___ DATA SEGMENT

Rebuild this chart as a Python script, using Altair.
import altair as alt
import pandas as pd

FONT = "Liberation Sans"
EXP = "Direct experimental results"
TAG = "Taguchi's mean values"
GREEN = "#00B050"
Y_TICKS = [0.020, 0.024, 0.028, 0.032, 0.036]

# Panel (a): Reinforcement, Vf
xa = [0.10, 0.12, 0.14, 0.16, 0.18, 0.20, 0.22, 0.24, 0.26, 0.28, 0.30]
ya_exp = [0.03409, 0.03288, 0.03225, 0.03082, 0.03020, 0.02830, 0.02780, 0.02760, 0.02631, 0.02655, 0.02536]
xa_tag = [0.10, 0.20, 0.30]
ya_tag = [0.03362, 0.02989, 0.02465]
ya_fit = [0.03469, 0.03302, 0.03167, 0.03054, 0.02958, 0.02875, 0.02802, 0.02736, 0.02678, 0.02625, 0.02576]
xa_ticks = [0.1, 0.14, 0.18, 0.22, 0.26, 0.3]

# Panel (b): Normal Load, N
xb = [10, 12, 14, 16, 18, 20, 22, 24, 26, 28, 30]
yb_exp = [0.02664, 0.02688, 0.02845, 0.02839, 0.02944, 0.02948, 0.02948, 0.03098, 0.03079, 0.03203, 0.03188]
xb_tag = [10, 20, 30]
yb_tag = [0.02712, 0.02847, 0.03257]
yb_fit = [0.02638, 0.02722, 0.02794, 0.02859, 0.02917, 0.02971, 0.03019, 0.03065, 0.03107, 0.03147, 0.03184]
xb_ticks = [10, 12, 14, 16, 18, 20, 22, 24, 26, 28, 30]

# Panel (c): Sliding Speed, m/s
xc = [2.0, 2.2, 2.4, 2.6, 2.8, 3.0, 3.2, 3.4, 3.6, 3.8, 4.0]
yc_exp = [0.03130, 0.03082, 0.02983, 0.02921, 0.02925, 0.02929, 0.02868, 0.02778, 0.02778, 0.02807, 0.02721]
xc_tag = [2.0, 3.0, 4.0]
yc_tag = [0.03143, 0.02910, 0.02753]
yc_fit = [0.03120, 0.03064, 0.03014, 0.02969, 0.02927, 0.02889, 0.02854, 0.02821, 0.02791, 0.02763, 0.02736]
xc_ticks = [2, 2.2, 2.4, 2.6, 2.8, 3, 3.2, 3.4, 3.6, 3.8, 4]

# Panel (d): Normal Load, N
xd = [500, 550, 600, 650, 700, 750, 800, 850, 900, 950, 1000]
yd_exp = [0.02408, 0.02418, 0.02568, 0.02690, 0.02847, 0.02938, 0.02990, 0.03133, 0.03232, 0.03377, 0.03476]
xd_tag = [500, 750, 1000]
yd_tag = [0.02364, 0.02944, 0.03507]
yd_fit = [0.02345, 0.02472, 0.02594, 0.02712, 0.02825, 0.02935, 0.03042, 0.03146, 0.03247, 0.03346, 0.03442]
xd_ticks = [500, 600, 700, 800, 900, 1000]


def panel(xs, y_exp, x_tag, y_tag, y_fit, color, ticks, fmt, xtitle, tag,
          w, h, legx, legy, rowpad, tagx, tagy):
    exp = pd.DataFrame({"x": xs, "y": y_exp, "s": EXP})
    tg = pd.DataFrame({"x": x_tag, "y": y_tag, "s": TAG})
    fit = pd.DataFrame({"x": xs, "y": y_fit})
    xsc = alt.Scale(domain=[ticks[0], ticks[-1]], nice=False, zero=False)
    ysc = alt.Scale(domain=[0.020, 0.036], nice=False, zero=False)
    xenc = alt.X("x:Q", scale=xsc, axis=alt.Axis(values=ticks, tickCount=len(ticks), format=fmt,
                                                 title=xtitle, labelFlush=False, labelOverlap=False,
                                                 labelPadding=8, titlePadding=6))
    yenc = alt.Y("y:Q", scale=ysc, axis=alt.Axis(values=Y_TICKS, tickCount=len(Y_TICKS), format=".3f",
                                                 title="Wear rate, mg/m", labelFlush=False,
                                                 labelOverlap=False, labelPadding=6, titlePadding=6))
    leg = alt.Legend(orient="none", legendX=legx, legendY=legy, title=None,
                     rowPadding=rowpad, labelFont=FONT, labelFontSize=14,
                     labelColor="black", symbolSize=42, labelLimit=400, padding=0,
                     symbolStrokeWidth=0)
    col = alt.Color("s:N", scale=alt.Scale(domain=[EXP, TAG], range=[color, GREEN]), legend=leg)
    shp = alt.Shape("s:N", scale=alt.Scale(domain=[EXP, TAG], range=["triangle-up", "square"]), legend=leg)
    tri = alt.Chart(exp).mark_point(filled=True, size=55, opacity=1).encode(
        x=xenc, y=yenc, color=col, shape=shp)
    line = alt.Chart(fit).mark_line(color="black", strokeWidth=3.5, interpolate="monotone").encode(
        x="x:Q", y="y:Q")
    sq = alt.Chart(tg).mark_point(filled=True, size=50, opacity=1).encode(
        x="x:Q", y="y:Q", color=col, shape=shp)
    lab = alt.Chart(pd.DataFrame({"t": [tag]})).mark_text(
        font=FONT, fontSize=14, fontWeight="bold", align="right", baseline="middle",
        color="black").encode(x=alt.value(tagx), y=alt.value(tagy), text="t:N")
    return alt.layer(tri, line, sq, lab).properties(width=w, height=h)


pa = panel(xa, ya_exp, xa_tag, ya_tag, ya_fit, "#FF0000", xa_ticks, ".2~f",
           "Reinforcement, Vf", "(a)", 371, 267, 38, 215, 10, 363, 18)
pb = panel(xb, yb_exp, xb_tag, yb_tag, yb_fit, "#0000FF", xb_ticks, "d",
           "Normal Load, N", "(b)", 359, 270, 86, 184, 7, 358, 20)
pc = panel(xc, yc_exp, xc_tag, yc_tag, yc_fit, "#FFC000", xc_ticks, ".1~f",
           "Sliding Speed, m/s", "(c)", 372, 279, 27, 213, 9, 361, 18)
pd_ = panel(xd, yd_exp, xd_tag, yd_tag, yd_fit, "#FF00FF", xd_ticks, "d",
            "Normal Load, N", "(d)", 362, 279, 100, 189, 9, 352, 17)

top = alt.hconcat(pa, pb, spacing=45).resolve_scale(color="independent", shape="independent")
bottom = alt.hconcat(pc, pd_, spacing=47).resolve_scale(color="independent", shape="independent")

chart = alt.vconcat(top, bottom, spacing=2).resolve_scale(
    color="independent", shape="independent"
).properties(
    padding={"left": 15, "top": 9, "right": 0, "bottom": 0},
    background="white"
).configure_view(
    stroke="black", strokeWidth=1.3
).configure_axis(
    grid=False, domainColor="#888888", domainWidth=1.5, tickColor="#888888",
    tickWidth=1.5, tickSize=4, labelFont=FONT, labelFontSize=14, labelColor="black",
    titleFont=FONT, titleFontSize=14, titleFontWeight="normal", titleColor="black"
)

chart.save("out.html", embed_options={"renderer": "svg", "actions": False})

______

| EXERCISE DESCRIPTION |
Return exactly the opening lines of the listing above, ending with the line that has "xa_ticks = [0.1, 0.14, 0.18, 0.22, 0.26, 0.3]".

| IN RESPONSE |
Rebuild this chart as a Python script, using Altair.
import altair as alt
import pandas as pd

FONT = "Liberation Sans"
EXP = "Direct experimental results"
TAG = "Taguchi's mean values"
GREEN = "#00B050"
Y_TICKS = [0.020, 0.024, 0.028, 0.032, 0.036]

# Panel (a): Reinforcement, Vf
xa = [0.10, 0.12, 0.14, 0.16, 0.18, 0.20, 0.22, 0.24, 0.26, 0.28, 0.30]
ya_exp = [0.03409, 0.03288, 0.03225, 0.03082, 0.03020, 0.02830, 0.02780, 0.02760, 0.02631, 0.02655, 0.02536]
xa_tag = [0.10, 0.20, 0.30]
ya_tag = [0.03362, 0.02989, 0.02465]
ya_fit = [0.03469, 0.03302, 0.03167, 0.03054, 0.02958, 0.02875, 0.02802, 0.02736, 0.02678, 0.02625, 0.02576]
xa_ticks = [0.1, 0.14, 0.18, 0.22, 0.26, 0.3]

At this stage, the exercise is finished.